The most common solution attempted by storage teams is to replicate
the most critical data and hence reduce the amount of data
replicated. The other option frequently exercised by the DR team is
to increase the amount of bandwidth leased. Neither option is
attractive since they do not solve the core issue, which is the
performance of the application over the WAN.
Solution
WANJet and Double-Take
The solution from Double-Take Software is a disaster recovery
application based on asynchronous real-time replication and
automatic failover to provide cost-effective business continuity
for Microsoft® Exchange®, Microsoft SQL Server, Oracle®, virtual
systems, file servers, and many other applications. Double-Take
provides continuous data protection by sending an up-to-the-minute
copy of the data as it is being changed on the origin server to the
target replication server. Double-Take does an excellent job at
ensuring transactional integrity of the replication data, but like
all replication solutions, their performance is subject to adverse
WAN conditions.
F5’s WANJet® appliance uses compression and acceleration
technologies to dramatically improve the speed of application
traffic over WANs. WANJet accelerates a wide variety of application
traffic types including data replication, file transfer, e-mail,
client-server applications, and many others. WANJet also has some
unique features that enable bandwidth to be efficiently allocated
across different applications, thereby ensuring that the most
critical traffic receives priority access to valuable
bandwidth.
The advantages of using the WANJet to accelerate the Double-Take
replication processes are:
(1) The combination helps meet RPOs and RTOs without upgrading
bandwidth or replication infrastructure by:
• Accelerating the replication processes irrespective of the WAN
conditions
• Enabling the network to adapt dynamically to network congestion
levels
• Guaranteeing bandwidth for important and critical replication
traffic
• Providing more control of WAN resources allocated to Storage or
DR needs
(2) Reduces the cost of meeting the RPOs and RTOs by:
• Using less bandwidth to replicate the same or more amounts of
data
• Reducing the tangible and intangible costs associated with
troubleshooting
(3) Secures the replication traffic by:
• Encrypting the replication traffic using SSL encryption
WANJet Acceleration of a Typical Double-Take Replication
Scenario
The WANJet and Double-Take solution has been thoroughly tested for
compatibility and performance. While each customer deployment is
unique, the following data shows the likely performance gains for
most customers.
Replication Scenario
Performance Increase from WANJet
Mirroring of Microsoft Exchange® Database (4.5GB in size)

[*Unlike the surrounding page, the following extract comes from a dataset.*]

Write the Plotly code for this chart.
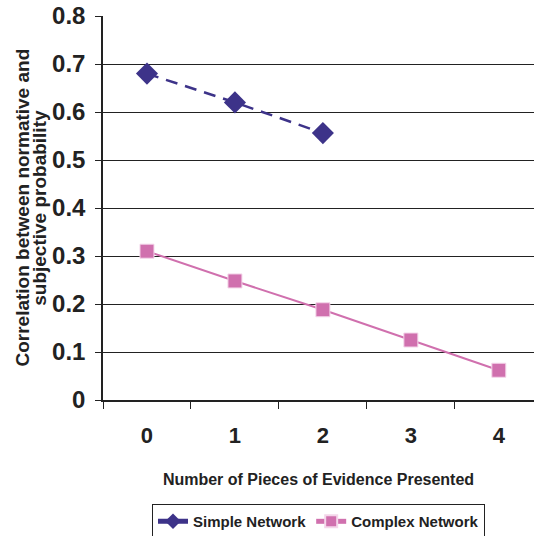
import plotly.graph_objects as go

pieces = ["0", "1", "2", "3", "4"]
simple_network = [0.68, 0.62, 0.556]
complex_network = [0.31, 0.248, 0.188, 0.125, 0.062]
y_title_lines = ["Correlation between normative and", "subjective probability"]

font = "Liberation Sans, Arial, sans-serif"

fig = go.Figure()
fig.add_trace(go.Scatter(
    x=pieces[:len(simple_network)], y=simple_network, name="Simple Network",
    mode="lines+markers",
    line=dict(color="#3D3389", width=2.5, dash="12px,8px"),
    marker=dict(symbol="diamond", size=17, color="#3D3389"),
))
fig.add_trace(go.Scatter(
    x=pieces, y=complex_network, name="Complex Network",
    mode="lines+markers",
    line=dict(color="#D070AE", width=2),
    marker=dict(symbol="square", size=14, color="#D070AE",
                line=dict(color="#F4D6EA", width=1)),
))

fig.update_layout(
    width=534, height=536,
    margin=dict(l=103, r=0, t=16, b=136, autoexpand=False),
    paper_bgcolor="white", plot_bgcolor="white",
    font=dict(family=font, color="#222222"),
    showlegend=True,
    legend=dict(
        orientation="h", x=0.5, xanchor="center", y=-0.271, yanchor="top",
        bordercolor="#222222", borderwidth=1,
        font=dict(size=15, family=font, weight="bold"),
        itemsizing="constant", tracegroupgap=0,
    ),
)

# y title as two rotated lines, tighter line spacing than a <br> title
for xpos, line in zip([-0.189, -0.149], y_title_lines):
    fig.add_annotation(
        text=line, xref="paper", yref="paper", x=xpos, y=0.5,
        xanchor="center", yanchor="middle", textangle=-90, showarrow=False,
        font=dict(size=19, family=font, weight="bold", color="#222222"),
    )

fig.update_xaxes(
    type="category", range=[-0.5, 4.4], automargin=False,
    showgrid=False, showline=True, linecolor="#222222", linewidth=1.5,
    ticks="outside", tickson="boundaries", ticklen=7, tickcolor="#222222",
    ticklabelstandoff=15,
    tickfont=dict(size=22, family=font, weight="bold"),
    title=dict(text="Number of Pieces of Evidence Presented", standoff=27,
               font=dict(size=16, family=font, weight="bold")),
)
fig.update_yaxes(
    range=[0, 0.8], dtick=0.1, tickformat=".1~f", automargin=False,
    showgrid=True, gridcolor="#222222", gridwidth=1.2,
    showline=True, linecolor="#222222", linewidth=1.5,
    ticks="outside", ticklen=6, tickcolor="#222222",
    ticklabelstandoff=5,
    tickfont=dict(size=24, family=font, weight="bold"),
    zeroline=False,
)

# drop the browser's default body margin so the figure sits at 0,0
fig.write_html("out.html", config={"displayModeBar": False},
               post_script="document.body.style.margin = '0';")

11-times Faster Mirroring (aka initial bulk transfer)
F5 Networks, Inc. - 3 - © Feb-07
Replication of Microsoft Exchange® Database
6-times Faster Replication
Replication of typical departmental File Server data
8-times Faster
WANJet Impact on Replication
Concept
How It Is Accomplished
Avoid transmitting uncompressed data
Dynamic Compression
Transparent Data Reduction Level 1, which is a dynamic compression
routine that adjusts compression ratios based on WAN
conditions.
Avoid transmitting redundant data
Byte-Level Pattern Matching
Transparent Data Reduction Level 2, which is a high speed
byte-level pattern matching and removal algorithm. This is very
different from file-level caching, and much more efficient for
replication scenarios that are not dealing with files per-se.

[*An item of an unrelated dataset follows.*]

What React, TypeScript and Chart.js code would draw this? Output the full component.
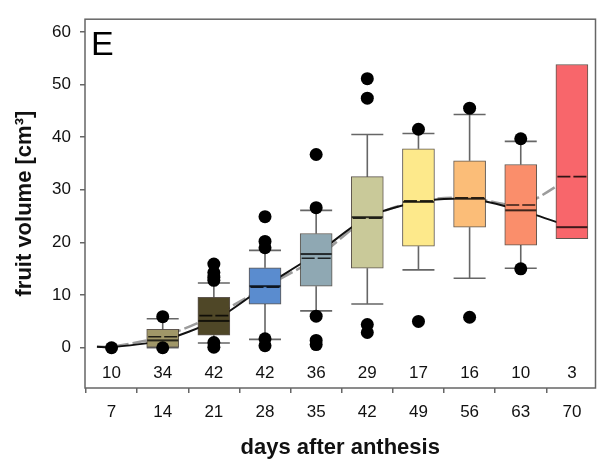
import React, { useEffect, useRef } from "react";
import { Chart, registerables } from "chart.js";
Chart.register(...registerables);

const days = [7, 14, 21, 28, 35, 42, 49, 56, 63, 70];
const counts = [10, 34, 42, 42, 36, 29, 17, 16, 10, 3];
const q1 = [null, 0.1, 2.4, 8.3, 11.7, 15.1, 19.3, 22.9, 19.5, 20.7];
const q3 = [null, 3.5, 9.6, 15.2, 21.7, 32.5, 37.8, 35.5, 34.8, 53.8];
const medians = [0.1, 1.4, 5.1, 11.7, 17.8, 24.8, 27.7, 28.3, 26.1, 22.9];
const means = [0.2, 2.1, 6.1, 11.5, 17.0, 24.6, 27.9, 28.5, 27.1, 32.5];
const whiskerLow = [null, 0, 0.9, 1.6, 7.0, 8.3, 14.8, 13.2, 15.1, null];
const whiskerHigh = [null, 5.5, 12.3, 18.5, 26.1, 40.5, 40.7, 44.3, 39.2, null];
const outliers: number[][] = [
  [0],
  [5.9, 0],
  [15.9, 14.3, 13.4, 12.8, 1.0, 0.1],
  [24.9, 20.2, 19.0, 1.7, 0.4],
  [36.7, 26.6, 6.0, 1.4, 0.6],
  [51.1, 47.4, 4.4, 2.9],
  [41.5, 5.0],
  [45.5, 5.8],
  [39.7, 15.0],
  [],
];
const boxColors = [
  "#a9a9a9",
  "#a09768",
  "#4f4727",
  "#5a8ccf",
  "#8fa8b3",
  "#c9c999",
  "#fde98b",
  "#fbbd78",
  "#fa8e6b",
  "#f8666b",
];
const trendStart = { day: 5, median: 0.2, mean: 0.2 };
const yTicks = [0, 10, 20, 30, 40, 50, 60];
const countLabelY = -4.9;
const panelLetter = "E";

const FONT = "'Liberation Sans', Arial, sans-serif";
const BOX_W = 32;
const BOX_INDEX = 2;

const boxPartsPlugin = {
  id: "boxParts",
  beforeDatasetsDraw(chart: any) {
    const { ctx, chartArea, scales } = chart;
    const x = scales.x;
    const y = scales.y;
    ctx.save();
    ctx.strokeStyle = "#666";
    ctx.lineWidth = 1.5;
    ctx.strokeRect(
      chartArea.left,
      chartArea.top,
      chartArea.right - chartArea.left,
      chartArea.bottom - chartArea.top
    );
    // whiskers
    ctx.strokeStyle = "#666";
    ctx.lineWidth = 1.6;
    days.forEach((d, i) => {
      const lo = whiskerLow[i];
      const hi = whiskerHigh[i];
      const px = x.getPixelForValue(d);
      if (hi != null && q3[i] != null) {
        const py = y.getPixelForValue(hi);
        ctx.beginPath();
        ctx.moveTo(px, y.getPixelForValue(q3[i] as number));
        ctx.lineTo(px, py);
        ctx.moveTo(px - BOX_W / 2, py);
        ctx.lineTo(px + BOX_W / 2, py);
        ctx.stroke();
      }
      if (lo != null && q1[i] != null) {
        const py = y.getPixelForValue(lo);
        ctx.beginPath();
        ctx.moveTo(px, y.getPixelForValue(q1[i] as number));
        ctx.lineTo(px, py);
        ctx.moveTo(px - BOX_W / 2, py);
        ctx.lineTo(px + BOX_W / 2, py);
        ctx.stroke();
      }
    });
    ctx.restore();
  },
  afterDatasetDraw(chart: any, args: any) {
    if (args.index !== BOX_INDEX) return;
    const { ctx, scales } = chart;
    const x = scales.x;
    const y = scales.y;
    ctx.save();
    days.forEach((d, i) => {
      if (q1[i] == null) return;
      const px = x.getPixelForValue(d);
      const l = px - BOX_W / 2 + 0.5;
      const r = px + BOX_W / 2 - 0.5;
      // median
      ctx.setLineDash([]);
      ctx.strokeStyle = "rgba(0,0,0,0.75)";
      ctx.lineWidth = 2;
      const my = y.getPixelForValue(medians[i]);
      ctx.beginPath();
      ctx.moveTo(l, my);
      ctx.lineTo(r, my);
      ctx.stroke();
      // mean (dashed)
      ctx.setLineDash([13, 3]);
      ctx.lineDashOffset = -1;
      ctx.lineWidth = 1.6;
      ctx.strokeStyle = "rgba(0,0,0,0.8)";
      const ay = y.getPixelForValue(means[i]);
      ctx.beginPath();
      ctx.moveTo(l, ay);
      ctx.lineTo(r, ay);
      ctx.stroke();
    });
    ctx.restore();
  },
  afterDraw(chart: any) {
    const { ctx, chartArea, scales } = chart;
    const x = scales.x;
    const y = scales.y;
    ctx.save();
    ctx.fillStyle = "#111";
    ctx.font = `17px ${FONT}`;
    ctx.textAlign = "center";
    ctx.textBaseline = "middle";
    days.forEach((d, i) => {
      ctx.fillText(String(counts[i]), x.getPixelForValue(d), y.getPixelForValue(countLabelY));
    });
    ctx.font = `34px ${FONT}`;
    ctx.textAlign = "left";
    ctx.textBaseline = "alphabetic";
    ctx.fillStyle = "#000";
    ctx.fillText(panelLetter, chartArea.left + 6, chartArea.top + 36);
    ctx.restore();
  },
};

export default function App() {
  const ref = useRef<HTMLCanvasElement | null>(null);
  useEffect(() => {
    if (!ref.current) return;
    const outlierPoints: { x: number; y: number }[] = [];
    days.forEach((d, i) => outliers[i].forEach((v) => outlierPoints.push({ x: d, y: v })));
    const boxData = days
      .map((d, i) => (q1[i] == null ? null : { x: d, y: [q1[i], q3[i]] }))
      .filter((v) => v !== null);
    const boxBg = days.map((d, i) => boxColors[i]).filter((c, i) => q1[i] != null);

    const chart = new Chart(ref.current, {
      data: {
        datasets: [
          {
            type: "line",
            label: "median trend",
            data: [{ x: trendStart.day, y: trendStart.median }, ...days.map((d, i) => ({ x: d, y: medians[i] }))],
            borderColor: "#111",
            borderWidth: 2,
            pointRadius: 0,
            tension: 0.25,
            order: 3,
          },
          {
            type: "line",
            label: "mean trend",
            data: [{ x: trendStart.day, y: trendStart.mean }, ...days.map((d, i) => ({ x: d, y: means[i] }))],
            borderColor: "#9c9c9c",
            borderWidth: 2.5,
            borderDash: [14, 4],
            pointRadius: 0,
            tension: 0.25,
            order: 4,
          },
          {
            type: "bar",
            label: "boxes",
            data: boxData as any,
            backgroundColor: boxBg,
            borderColor: "rgba(40,30,20,0.75)",
            borderWidth: 1,
            borderSkipped: false,
            barThickness: BOX_W,
            order: 2,
          },
          {
            type: "scatter",
            label: "outliers",
            data: outlierPoints,
            backgroundColor: "#000",
            borderColor: "#000",
            pointRadius: 6.5,
            borderWidth: 0,
            order: 1,
          },
        ],
      } as any,
      options: {
        animation: false,
        responsive: false,
        layout: { padding: { left: 0, top: 12, right: -2, bottom: 0 } },
        plugins: { legend: { display: false }, tooltip: { enabled: false } },
        scales: {
          x: {
            type: "linear",
            min: 3.365,
            max: 73.23,
            offset: false,
            afterBuildTicks: (s: any) => {
              s.ticks = days.map((v) => ({ value: v }));
            },
            afterFit: (s: any) => {
              s.height = 74;
            },
            grid: { drawOnChartArea: false, drawTicks: true, tickLength: 5, color: "#666", lineWidth: 1.5 },
            border: { display: false },
            ticks: {
              padding: 9,
              color: "#111",
              font: { family: FONT, size: 17 },
              maxRotation: 0,
              autoSkip: false,
            },
            title: {
              display: true,
              text: "days after anthesis",
              color: "#111",
              font: { family: FONT, size: 22, weight: "bold" },
              padding: { top: 0, bottom: 1 },
            },
          },
          y: {
            type: "linear",
            min: -7.64,
            max: 62.4,
            afterBuildTicks: (s: any) => {
              s.ticks = yTicks.map((v) => ({ value: v }));
            },
            afterFit: (s: any) => {
              s.width = 85;
            },
            grid: { drawOnChartArea: false, drawTicks: true, tickLength: 5, color: "#666", lineWidth: 1.5 },
            border: { display: false },
            ticks: {
              padding: 9,
              color: "#111",
              font: { family: FONT, size: 17 },
            },
            title: {
              display: true,
              text: "fruit volume [cm³]",
              color: "#111",
              font: { family: FONT, size: 22, weight: "bold" },
              padding: { top: 12, bottom: 0 },
            },
          },
        },
      } as any,
      plugins: [boxPartsPlugin],
    });
    return () => chart.destroy();
  }, []);
  return (
    <div style={{ position: "fixed", left: 0, top: 0, width: 602, height: 462, background: "#fff" }}>
      <canvas ref={ref} width={602} height={462} style={{ display: "block" }} />
    </div>
  );
}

Avoid degrading critical replication traffic, when sharing
bandwidth with less important traffic
Bandwidth Guarantees and Prioritization
Application QoS, which ensures that the Double-Take replication
protocol gets the bandwidth it needs and is protected from other
data on the WAN.
Ensure that the Double-Take replication protocol is accelerated
irrespective of the WAN conditions
TCP Optimization
WANJet Optimization Policy, which allows you to specify the ports
related to the Double-Take application.
Ensure that important information gets encrypted for protection
during transmission
SSL Encryption
F5 Networks, Inc. - 4 - © Feb-07
Factors that affect the acceleration performance that the WANJet
provides:
• Amount of redundant data traversing the WAN
• “Compress-ability” of the data (e.g. text is easily
compressible, images are typically not)
• Traffic mix over the WAN links (this requires WANJet to begin
enforcing bandwidth guarantees which can significantly improve
performance of the important traffic, at the expense of the less
important traffic)
• Traffic volume and link utilization (Congestion on the WAN
links are also affected by the change in traffic volume over the
course of a day. Peak load times during which a replication process
is ground to a halt can now be prevented using bandwidth
allocation).
Overview of Test Scenario
Double-Take Software and F5 Networks partnered to perform formal
testing of the Double-Take solution in conjunction with the F5
WANJet WAN acceleration appliance. Figure 1 shows the replication
test scenario used.
Figure 1: Replication Test Scenario
Separated by a T1 WAN link of about 1000 miles with a latency of 50
milliseconds, Double-Take was coupled with F5’s WANJet 500
acceleration appliance and put through a series of tests using
Microsoft Exchange and generic file server data. Mirror and
replication operations were performed with Double-Take Software
using an Exchange database on the target server on the opposite end
of the WAN link. This established a common starting point for both
databases. Subsequently, a second test using replication was
performed. Replication is the Double-Take operation which mirrors
all activity on one Exchange database to the other across the WAN
link. DR administrators generally use this procedure to maintain
dual copies of Exchange for failover and backup in the case of
disaster. A final test mirrored typical file server data, which
included a mix of document, presentation, media, graphics, and
binary files from one server to the other across the WAN
link.
Conclusion
The combination of F5 Networks’ WANJet acceleration appliances
with Double-Take Software’s data protection and recovery
solutions offer significant performance gains to the storage team
managing replication. The combination delivers cost savings and
improved RPOs and RTOs for the customer’s business. The end
result is reduced risk and lower costs.